There are so many ways to keep track of net worth, and there’s no one “right” way to do it. I find that a quick back-of-the-envelope calculation works for me.
One of my first data points I have is from January 2007, when I had a -$4,300 net worth. As of December 2009, my net worth is around $51,000. So I’ve have increased my net worth by roughly $55,000 in 3 years, or around $18,000 per year. I’m proud of what I’ve done, but if I get the position that I’m hoping for I promise to do better. (Just in case the Universe is listening!)
(By the way, this is the first time I’ve updated my net worth since 2007. Oops. What kind of a personal finance blogger am I?! With this super simple calculation, I should be better about that going forward.)
I don’t include the book value of my elderly Honda or my personal possessions because (1) they are not worth that much and (2) excluding non-investment assets gives me a more realistic view of my net worth. I’d rather see that I have a $10,000 net worth with only my investments rather than a $12,000 net worth that includes my car and personal belongings.

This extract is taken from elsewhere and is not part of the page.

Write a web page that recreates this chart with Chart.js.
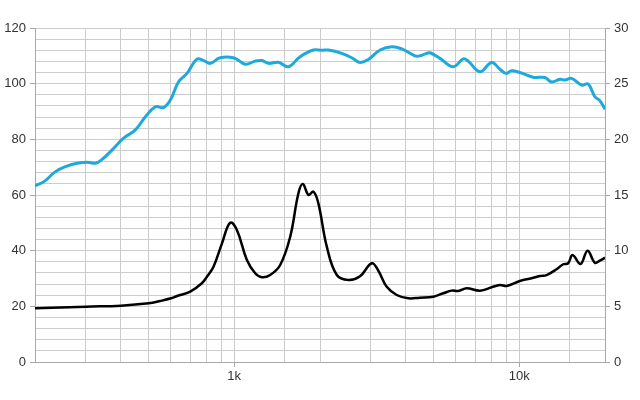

Currently, I don’t own a home. If I did, I would likely put the home equity value (market value less book value of mortgage debt) in Assets and reevaluate that value once or twice a year for simplicity’s sake.
So here’s how I calculate my net worth:
Assets:
- Bank Checking & Savings Accounts + Money Market Fund = Total Cash
- Equities + Fixed Income = Total Retirement Investment
- Cash + Retirement Investment = Total Assets
Liabilities:
- Credit Card Balance* + Student Loan Balance = Total Liabilities
Net Worth:
- Total Assets – Total Liabilities = Net Worth
*I pay off my credit card bill every month but the bill is due in the middle of the month, not at month-end. I calculate net worth at month-end, so whatever balance I have accumulated up to that point should be reflected in the net worth.
How do you calculate your net worth? Does it differ from the approach I use?